In recent decades, our understanding of the universe has increased exponentially, as has the universe’s size. The Earth is one of eight planets orbiting around an exceptionally average star, which is itself one of several hundred billion stars in the Milky Way galaxy. The Milky Way, in turn, is a relatively average galaxy, in a universe filled with trillions of galaxies—a universe which, we have recently discovered, is expanding ever faster. Some might think that this makes us insignificant; we are one species, on one planet, in a universe which is incomprehensibly large. What does that say about us as a species?

To me, it says a great deal. Humankind is the only species on Earth which has ever achieved sentience. The mere fact that we can ask these “deep questions” is proof. There is no evolutionary advantage conferred upon a species which asks why it has come to be, nor is there an obvious advantage for an appreciation of beauty. In a very real sense, these are some of the fundamental characteristics which make us human, and which make us unique among all the species on Earth. But lest we become arrogant, there is still a great deal we do not understand about the universe we inhabit. What—if anything—existed before the universe? Are there other universes out there? Why are the laws of nature the way they are? These questions may be beyond the ability of physics to answer, but if one thing is certain, it is that physicists will never stop trying to answer them. (Even if they end up answering a completely different question in the process!)
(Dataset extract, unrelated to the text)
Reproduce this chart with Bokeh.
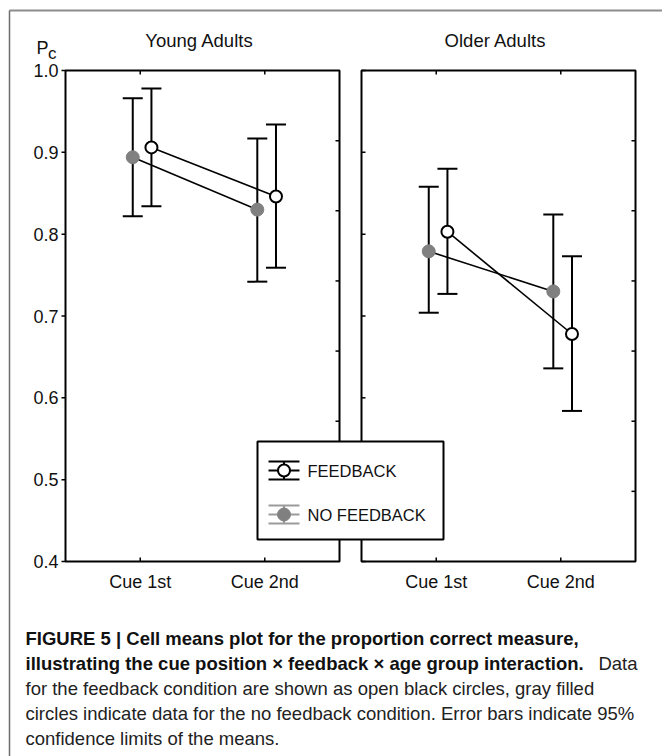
from bokeh.plotting import figure
from bokeh.models import Range1d
from bokeh.core.properties import value
from bokeh.embed import file_html
from bokeh.resources import INLINE

# ---------------- data ----------------
CUES = ["Cue 1st", "Cue 2nd"]
GROUPS = ["Young Adults", "Older Adults"]
Y_TICKS = [0.4, 0.5, 0.6, 0.7, 0.8, 0.9, 1.0]
Y_TICK_LABELS = ["0.4", "0.5", "0.6", "0.7", "0.8", "0.9", "1.0"]
RIGHT_TICKS = [1, 2, 3, 4, 5, 6]

young_fb_mean = [0.906, 0.846]
young_fb_lo = [0.834, 0.759]
young_fb_hi = [0.978, 0.934]
young_nofb_mean = [0.894, 0.830]
young_nofb_lo = [0.822, 0.742]
young_nofb_hi = [0.966, 0.917]

older_fb_mean = [0.803, 0.678]
older_fb_lo = [0.727, 0.584]
older_fb_hi = [0.880, 0.773]
older_nofb_mean = [0.779, 0.730]
older_nofb_lo = [0.704, 0.636]
older_nofb_hi = [0.858, 0.824]

LEGEND_LABELS = ["FEEDBACK", "NO FEEDBACK"]
Y_LABEL_MAIN = "P"
Y_LABEL_SUB = "c"

CAPTION_BOLD_1 = "FIGURE 5 | Cell means plot for the proportion correct measure,"
CAPTION_BOLD_2 = "illustrating the cue position \u00d7 feedback \u00d7 age group interaction."
CAPTION_REG_2 = "Data"
CAPTION_REG_LINES = [
    "for the feedback condition are shown as open black circles, gray filled",
    "circles indicate data for the no feedback condition. Error bars indicate 95%",
    "confidence limits of the means.",
]

SERIES = {
    "Young Adults": {
        "fb": (young_fb_mean, young_fb_lo, young_fb_hi),
        "nofb": (young_nofb_mean, young_nofb_lo, young_nofb_hi),
    },
    "Older Adults": {
        "fb": (older_fb_mean, older_fb_lo, older_fb_hi),
        "nofb": (older_nofb_mean, older_nofb_lo, older_nofb_hi),
    },
}

# ---------------- layout (page pixels) ----------------
W, H = 662, 756
PANEL_PX = {"Young Adults": (65, 339), "Older Adults": (361, 635)}
TOP_PX, BOT_PX = 70, 561
Y_LO, Y_HI = 0.4, 1.0
X_LO, X_HI = 1 - 0.6, len(CUES) + 0.6
R_LO, R_HI = 0, 7
OFF_NOFB, OFF_FB = -0.06, 0.09
FONT = value("Liberation Sans")
GRAY_FILL = "#808080"
GRAY_LINE = "#9a9a9a"
INK = "#111111"


def page_range(d0, d1, p0, p1, q_start, q_end):
    k = (d1 - d0) / (p1 - p0)
    return Range1d(start=d0 + (q_start - p0) * k, end=d0 + (q_end - p0) * k)


p = figure(width=W, height=H, x_range=Range1d(0, W), y_range=Range1d(H, 0),
           x_axis_type=None, y_axis_type=None, toolbar_location=None,
           output_backend="svg", min_border=0, outline_line_color=None,
           background_fill_color="white", border_fill_color="white")
p.min_border_left = p.min_border_right = p.min_border_top = p.min_border_bottom = 0

extra_x = {}
for g in GROUPS:
    l, r = PANEL_PX[g]
    extra_x["x_" + g] = page_range(X_LO, X_HI, l, r, 0, W)
p.extra_x_ranges = extra_x
# y ranges: start corresponds to the bottom of the canvas (page y = H)
p.extra_y_ranges = {
    "yP": page_range(Y_HI, Y_LO, TOP_PX, BOT_PX, H, 0),
    "yR": page_range(R_HI, R_LO, TOP_PX, BOT_PX, H, 0),
}

# page frame (gray)
p.segment(x0=[9], y0=[10], x1=[W], y1=[10], line_color="#8c8c8c", line_width=2)
p.segment(x0=[9], y0=[10], x1=[9], y1=[H], line_color="#6e6e6e", line_width=1.5)

# y-axis title P_c
p.text(x=[36], y=[47], text=[Y_LABEL_MAIN], text_font=FONT, text_font_size="18px",
       text_align="left", text_baseline="alphabetic", text_color=INK)
p.text(x=[47.5], y=[53], text=[Y_LABEL_SUB], text_font=FONT, text_font_size="17px",
       text_align="left", text_baseline="alphabetic", text_color=INK)

cat_x = [i + 1 for i in range(len(CUES))]

for gi, g in enumerate(GROUPS):
    xr = "x_" + g
    l, r = PANEL_PX[g]
    # panel box
    p.quad(left=[X_LO], right=[X_HI], bottom=[Y_LO], top=[Y_HI], x_range_name=xr,
           y_range_name="yP", fill_color=None, line_color="black", line_width=2)
    # top and bottom ticks (inward)
    p.segment(x0=cat_x, x1=cat_x, y0=[TOP_PX] * len(cat_x), y1=[TOP_PX + 4] * len(cat_x),
              x_range_name=xr, line_color="black", line_width=1.5)
    p.segment(x0=cat_x, x1=cat_x, y0=[BOT_PX] * len(cat_x), y1=[BOT_PX - 4] * len(cat_x),
              x_range_name=xr, line_color="black", line_width=1.5)
    # left ticks
    if gi == 0:
        p.segment(x0=[l - 4] * len(Y_TICKS), x1=[l] * len(Y_TICKS), y0=Y_TICKS, y1=Y_TICKS,
                  y_range_name="yP", line_color="black", line_width=1.5)
        p.text(x=[l - 7] * len(Y_TICKS), y=Y_TICKS, text=Y_TICK_LABELS, y_range_name="yP",
               text_font=FONT, text_font_size="18px", text_align="right",
               text_baseline="middle", text_color=INK)
    else:
        p.segment(x0=[l] * len(Y_TICKS), x1=[l + 4] * len(Y_TICKS), y0=Y_TICKS, y1=Y_TICKS,
                  y_range_name="yP", line_color="black", line_width=1.5)
    # right ticks (inward)
    p.segment(x0=[r - 4] * len(RIGHT_TICKS), x1=[r] * len(RIGHT_TICKS), y0=RIGHT_TICKS,
              y1=RIGHT_TICKS, y_range_name="yR", line_color="black", line_width=1.5)
    # category labels
    p.text(x=cat_x, y=[BOT_PX + 20] * len(cat_x), text=CUES, x_range_name=xr,
           text_font=FONT, text_font_size="18px", text_align="center",
           text_baseline="middle", text_color=INK)
    # panel title
    p.text(x=[(l + r) / 2 - 3], y=[40], text=[g], text_font=FONT, text_font_size="18.5px",
           text_align="center", text_baseline="middle", text_color=INK)

    fb_mean, fb_lo, fb_hi = SERIES[g]["fb"]
    nf_mean, nf_lo, nf_hi = SERIES[g]["nofb"]
    x_fb = [c + OFF_FB for c in cat_x]
    x_nf = [c + OFF_NOFB for c in cat_x]

    # error bars
    for xs, lo, hi in ((x_nf, nf_lo, nf_hi), (x_fb, fb_lo, fb_hi)):
        p.segment(x0=xs, x1=xs, y0=lo, y1=hi, x_range_name=xr, y_range_name="yP",
                  line_color="black", line_width=2)
        p.scatter(x=xs + xs, y=lo + hi, marker="dash", size=20, x_range_name=xr,
                  y_range_name="yP", line_color="black", line_width=2)
    # connecting lines
    p.line(x=x_nf, y=nf_mean, x_range_name=xr, y_range_name="yP", line_color="black",
           line_width=1.6)
    p.line(x=x_fb, y=fb_mean, x_range_name=xr, y_range_name="yP", line_color="black",
           line_width=1.6)
    # markers
    p.scatter(x=x_nf, y=nf_mean, size=13, x_range_name=xr, y_range_name="yP",
              fill_color=GRAY_FILL, line_color=GRAY_FILL, line_width=1)
    p.scatter(x=x_fb, y=fb_mean, size=12, x_range_name=xr, y_range_name="yP",
              fill_color="white", line_color="black", line_width=2)

# legend (page pixels)
p.quad(left=[257], right=[443], top=[441], bottom=[539], fill_color="white",
       line_color="black", line_width=2)
leg_rows = [470, 514]
sx0, sx1 = 268, 299
sxc = (sx0 + sx1) / 2
for lab, yc, lc in zip(LEGEND_LABELS, leg_rows, ["black", GRAY_LINE]):
    p.segment(x0=[sx0, sx0, sx0, sxc], x1=[sx1, sx1, sx1, sxc],
              y0=[yc - 9, yc, yc + 9, yc - 9], y1=[yc - 9, yc, yc + 9, yc + 9],
              line_color=lc, line_width=2)
    if lab == LEGEND_LABELS[0]:
        p.scatter(x=[sxc], y=[yc], size=12, fill_color="white", line_color="black",
                  line_width=2)
    else:
        p.scatter(x=[sxc], y=[yc], size=13, fill_color=GRAY_FILL, line_color=GRAY_FILL)
    p.text(x=[307], y=[yc], text=[lab], text_font=FONT, text_font_size="16.5px",
           text_align="left", text_baseline="middle", text_color=INK)

# caption
cap_y = [638, 663, 688, 713, 738]
p.text(x=[25], y=[cap_y[0]], text=[CAPTION_BOLD_1], text_font=FONT, text_font_size="18.5px",
       text_font_style="bold", text_align="left", text_baseline="middle", text_color=INK)
p.text(x=[25], y=[cap_y[1]], text=[CAPTION_BOLD_2], text_font=FONT, text_font_size="18.5px",
       text_font_style="bold", text_align="left", text_baseline="middle", text_color=INK)
p.text(x=[637], y=[cap_y[1]], text=[CAPTION_REG_2], text_font=FONT, text_font_size="18.5px",
       text_align="right", text_baseline="middle", text_color="#222222")
p.text(x=[25] * len(CAPTION_REG_LINES), y=cap_y[2:], text=CAPTION_REG_LINES, text_font=FONT,
       text_font_size="18.5px", text_align="left", text_baseline="middle", text_color="#222222")

open("out.html", "w").write(file_html(p, INLINE))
Physicists do not seek to bend the universe to their will, which is just as well, since the universe functions according to physical laws which are completely indifferent to our existence. Instead, we seek to understand these laws—not to control the universe, but to better appreciate our place in it and our relationship to it. As a Catholic, I believe—as all people of faith do—that human reason is a gift from God, as is the universe itself. I do not know if God programmed the laws of physics into the universe at the moment of the Big Bang, or if he had the eventual existence of humanity in mind when he set everything up, but it is my hope that by studying the universe I believe he created, I might arrive at a better understanding of our Creator.

The universe isn’t something purely “out there”; it is within each of us. The relationship between science and theology is often portrayed as fraught, openly hostile, or even just awkward. But it is in establishing a dialogue between these fields that we recognize the same fundamental truths. The universe is a gift. Our existence is precious. Our ability to reason is a blessing. If we fully appreciate these realities, then any study of the world—when conducted in a spirit of humility and openness—can only lead us closer to God and to one another.

Brandon M. Roach is a physics major and a nuclear astrophysics research assistant at the University of Notre Dame.